Japan is famous for its high speed, rarely delayed bullet train services. These ‘Shinkansen’ trains offer visitors an incredible experience as they reach speeds of up to 320km/ hr, travelling routes between major cities across the Honshu and Kyushu islands, along with Hakodate on the southernmost tip of Hokkaido. Mainly a high-speed, long distance service, it’s also a reliable commuter service for city workers, and an important tourist attraction.

With more than 300 Shinkansen trains travelling through Tokyo every day, not only is the average delay less than one minute, but the trains themselves are as spotless as they are sleek and futuristic, thanks to the efforts of JR East TESSEI Co.’s custodial teams.
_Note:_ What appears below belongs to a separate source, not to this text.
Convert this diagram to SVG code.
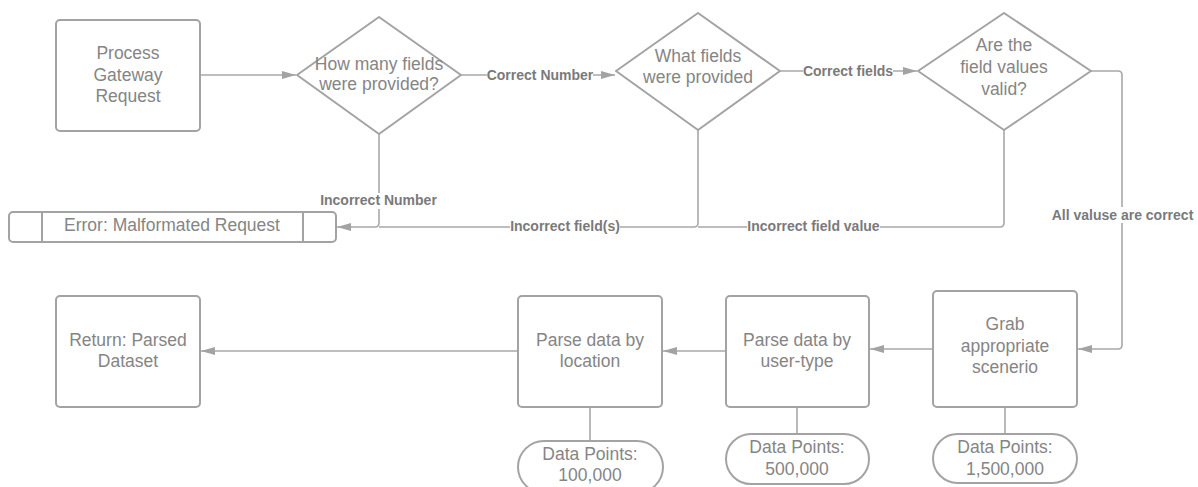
<svg xmlns="http://www.w3.org/2000/svg" width="1198" height="487" viewBox="0 0 1198 487">
<style>
.s{fill:#fff;stroke:#a3a3a3;stroke-width:2;stroke-linejoin:round}
.t{font-family:"Liberation Sans",Arial,sans-serif;font-size:17.5px;fill:#858585;text-anchor:middle}
.c{fill:none;stroke:#a8a8a8;stroke-width:1.6;stroke-linejoin:round}
.l{font-family:"Liberation Sans",Arial,sans-serif;font-size:14px;font-weight:bold;fill:#7a7a7a;text-anchor:middle}
.bg{fill:#fff}
</style>
<defs>
<marker id="ahb" viewBox="0 0 14 10" refX="14" refY="5" markerWidth="14" markerHeight="10" markerUnits="userSpaceOnUse" orient="auto">
<path d="M0,1 L14,5 L0,9 z" fill="#a3a3a3"/>
</marker>
</defs>
<g id="connectors">
<path class="c" d="M200,75 H296" marker-end="url(#ahb)"/>
<path class="c" d="M461,75 H615" marker-end="url(#ahb)"/>
<path class="c" d="M780,71 H917" marker-end="url(#ahb)"/>
<path class="c" d="M379,134 V223 Q379,227 375,227 H337" marker-end="url(#ahb)"/>
<path class="c" d="M698,130 V223 Q698,227 694,227 H379"/>
<path class="c" d="M1004,130 V223 Q1004,227 1000,227 H698"/>
<path class="c" d="M1091,71 H1118 Q1122,71 1122,75 V345 Q1122,349 1118,349 H1078" marker-end="url(#ahb)"/>
<path class="c" d="M933,349 H870" marker-end="url(#ahb)"/>
<path class="c" d="M726,351 H663" marker-end="url(#ahb)"/>
<path class="c" d="M518,351 H201" marker-end="url(#ahb)"/>
<path class="c" d="M590,407 V441"/>
<path class="c" d="M797,407 V434"/>
<path class="c" d="M1005,407 V434"/>
<rect class="bg" x="487" y="67" width="106" height="16"/>
<text class="l" x="540" y="80">Correct Number</text>
<rect class="bg" x="803" y="63" width="90" height="16"/>
<text class="l" x="848" y="76">Correct fields</text>
<rect class="bg" x="320" y="193" width="117" height="16"/>
<text class="l" x="378.5" y="205">Incorrect Number</text>
<rect class="bg" x="510" y="219" width="110" height="16"/>
<text class="l" x="565" y="231">Incorrect field(s)</text>
<rect class="bg" x="747" y="219" width="133" height="16"/>
<text class="l" x="813.5" y="231">Incorrect field value</text>
<rect class="bg" x="1052" y="207" width="141" height="16"/>
<text class="l" x="1122.5" y="220">All valuse are correct</text>
</g>
<g id="process">
<rect class="s" x="56" y="20" width="144" height="111" rx="4"/>
<text class="t" x="128" y="59">Process</text>
<text class="t" x="128" y="81">Gateway</text>
<text class="t" x="128" y="102">Request</text>
</g>
<g id="howmany">
<path class="s" d="M379,17 L461,75 L379,134 L297,75 Z"/>
<text class="t" x="379" y="70">How many fields</text>
<text class="t" x="379" y="90">were provided?</text>
</g>
<g id="whatfields">
<path class="s" d="M698,13 L780,71 L698,130 L616,71 Z"/>
<text class="t" x="698" y="62">What fields</text>
<text class="t" x="698" y="83">were provided</text>
</g>
<g id="valid">
<path class="s" d="M1004,13 L1091,71 L1004,130 L918,71 Z"/>
<text class="t" x="1004" y="51">Are the</text>
<text class="t" x="1004" y="73">field values</text>
<text class="t" x="1004" y="95">valid?</text>
</g>
<g id="error">
<rect class="s" x="9" y="212" width="327" height="30" rx="4"/>
<path class="s" d="M42,212 V242 M303,212 V242"/>
<text class="t" x="172" y="231">Error: Malformated Request</text>
</g>
<g id="grab">
<rect class="s" x="933" y="291" width="144" height="116" rx="4"/>
<text class="t" x="1005" y="330">Grab</text>
<text class="t" x="1005" y="352">appropriate</text>
<text class="t" x="1005" y="373">scenerio</text>
</g>
<g id="usertype">
<rect class="s" x="726" y="296" width="143" height="111" rx="4"/>
<text class="t" x="797" y="346">Parse data by</text>
<text class="t" x="797" y="367">user-type</text>
</g>
<g id="location">
<rect class="s" x="518" y="296" width="144" height="111" rx="4"/>
<text class="t" x="590" y="346">Parse data by</text>
<text class="t" x="590" y="367">location</text>
</g>
<g id="return">
<rect class="s" x="56" y="296" width="144" height="111" rx="4"/>
<text class="t" x="128" y="346">Return: Parsed</text>
<text class="t" x="128" y="367">Dataset</text>
</g>
<g id="dp100k">
<rect class="s" x="518" y="441" width="145" height="52" rx="26"/>
<text class="t" x="590" y="460">Data Points:</text>
<text class="t" x="590" y="481">100,000</text>
</g>
<g id="dp500k">
<rect class="s" x="726" y="434" width="143" height="50" rx="25"/>
<text class="t" x="797" y="453">Data Points:</text>
<text class="t" x="797" y="475">500,000</text>
</g>
<g id="dp1500k">
<rect class="s" x="933" y="434" width="144" height="49" rx="24.5"/>
<text class="t" x="1005" y="453">Data Points:</text>
<text class="t" x="1005" y="475">1,500,000</text>
</g>
</svg>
When a Shinkansen train arrives at Tokyo Station, there is a turnaround of 12 minutes between arrival and departure. Three of these minutes are taken up by passengers disembarking at the end of their journey, while new passengers board in less than two, leaving just seven minutes for cleaning crew members to rigorously and effectively prepare the vehicle for its next voyage.

This has become known as the ‘Shinkansen Seven-Minute Miracle’, as TESSEI’s teams perform their services with the speed and precision

of a highly choreographed piece of cleaning performance art.
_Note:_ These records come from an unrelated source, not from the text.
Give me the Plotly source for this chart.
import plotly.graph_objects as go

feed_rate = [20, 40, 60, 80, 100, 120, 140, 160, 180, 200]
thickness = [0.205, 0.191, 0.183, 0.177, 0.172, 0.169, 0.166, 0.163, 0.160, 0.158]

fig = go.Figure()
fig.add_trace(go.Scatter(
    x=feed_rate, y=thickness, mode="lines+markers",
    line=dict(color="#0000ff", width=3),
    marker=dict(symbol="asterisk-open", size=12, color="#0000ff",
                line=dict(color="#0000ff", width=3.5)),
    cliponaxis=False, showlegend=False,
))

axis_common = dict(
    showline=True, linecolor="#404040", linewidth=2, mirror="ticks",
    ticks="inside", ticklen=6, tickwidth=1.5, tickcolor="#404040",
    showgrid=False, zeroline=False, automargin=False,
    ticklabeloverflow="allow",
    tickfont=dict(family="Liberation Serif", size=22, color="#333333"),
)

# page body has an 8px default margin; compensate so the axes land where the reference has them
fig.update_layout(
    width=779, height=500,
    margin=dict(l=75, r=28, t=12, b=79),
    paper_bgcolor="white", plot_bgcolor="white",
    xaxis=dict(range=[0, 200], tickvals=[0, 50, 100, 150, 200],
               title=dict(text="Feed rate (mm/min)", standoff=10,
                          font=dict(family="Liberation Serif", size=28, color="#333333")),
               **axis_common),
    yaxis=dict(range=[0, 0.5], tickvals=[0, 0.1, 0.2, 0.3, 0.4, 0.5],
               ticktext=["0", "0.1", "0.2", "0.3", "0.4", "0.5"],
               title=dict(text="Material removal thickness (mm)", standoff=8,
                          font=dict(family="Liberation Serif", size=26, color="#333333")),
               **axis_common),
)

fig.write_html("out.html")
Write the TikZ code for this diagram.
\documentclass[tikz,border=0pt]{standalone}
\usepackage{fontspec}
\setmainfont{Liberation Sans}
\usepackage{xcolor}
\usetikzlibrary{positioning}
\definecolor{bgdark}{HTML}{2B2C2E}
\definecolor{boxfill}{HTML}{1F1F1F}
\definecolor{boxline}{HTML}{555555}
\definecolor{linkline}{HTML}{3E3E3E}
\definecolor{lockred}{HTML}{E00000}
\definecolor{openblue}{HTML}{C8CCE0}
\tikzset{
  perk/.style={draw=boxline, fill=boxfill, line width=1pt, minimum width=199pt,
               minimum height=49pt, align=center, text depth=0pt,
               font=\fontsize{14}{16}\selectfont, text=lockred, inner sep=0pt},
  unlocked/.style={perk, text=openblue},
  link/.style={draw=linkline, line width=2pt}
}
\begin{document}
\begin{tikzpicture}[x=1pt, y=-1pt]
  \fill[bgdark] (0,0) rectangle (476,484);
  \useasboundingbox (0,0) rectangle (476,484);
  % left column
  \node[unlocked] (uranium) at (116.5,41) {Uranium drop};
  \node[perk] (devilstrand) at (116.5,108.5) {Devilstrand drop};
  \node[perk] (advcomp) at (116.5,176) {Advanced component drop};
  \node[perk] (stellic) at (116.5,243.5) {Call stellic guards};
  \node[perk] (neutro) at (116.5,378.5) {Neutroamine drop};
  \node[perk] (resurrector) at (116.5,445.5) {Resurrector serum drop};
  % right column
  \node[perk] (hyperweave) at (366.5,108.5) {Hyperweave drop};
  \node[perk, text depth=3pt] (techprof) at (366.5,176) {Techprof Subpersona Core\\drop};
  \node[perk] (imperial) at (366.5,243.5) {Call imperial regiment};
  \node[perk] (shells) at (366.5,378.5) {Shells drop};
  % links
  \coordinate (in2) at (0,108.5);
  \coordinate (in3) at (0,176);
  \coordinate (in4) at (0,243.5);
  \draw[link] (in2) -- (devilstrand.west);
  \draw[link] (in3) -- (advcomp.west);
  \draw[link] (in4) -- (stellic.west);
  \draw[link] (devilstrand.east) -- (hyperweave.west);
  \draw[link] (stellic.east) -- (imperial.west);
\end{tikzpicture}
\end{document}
Lined up with military precision, cleaning crew members bow as a train arrives at the station and welcome passengers as they disembark, collecting any loose trash passengers may be holding. One worker is assigned for each carriage, responsible for around 100 seats inside, whilst specialised crew members are assigned to clean and maintain onboard restrooms.

After an initial check for waste and ascertaining the condition of the carriage, seats are dusted, wiped and turned to face a new direction. Windows and window frames are wiped, shades are opened, tray tables wiped and floors are swept, vacuumed or mopped. Even headrest covers get changed. After a final check for items left behind on seats and luggage racks, the cleaners disembark and bow to greet new passengers.

It’s a mesmerising demonstration of pride, diligence and routine, and a perfect example of Japanese ‘omotenashi’, which represents Japanese hospitality. This spirit of omotenashi is something the country is keen to promote to the outside world.

TESSEI’s teams haven’t always been the efficient, ritualistic cleaners

they are today. Barely a decade ago, workers were treated as mere dispatch cleaners as the job was considered dirty and difficult, with low staff morale, high turnover rates, declining standards and regular complaints.

A key part of the transformation was a change of approach, turning the thankless task of ‘cleaning’ into a ‘service’, where workers could beam with pride on the stage of the ‘Shinkansen Theatre’. Improving teamwork was a key part of turning things around: daily meetings encourage input from all team members and not just supervisors, teams are regularly mixed and rotated, and more colourful uniforms and seasonal pieces of flair (such as flowers) have had a dramatic effect on morale. The average employee age is 52, with a close to 50/50 split between male and female workers.

As you might expect, it’s a tough job: each team may clean more than 120 trains per day, whilst keeping to a tight schedule. Many cleaners don’t make it past the initial three-month probation period. However, the results speak for themselves: the Shinkansen Seven-Minute Miracle is a proficient, remarkable spectacle that is the envy of the world.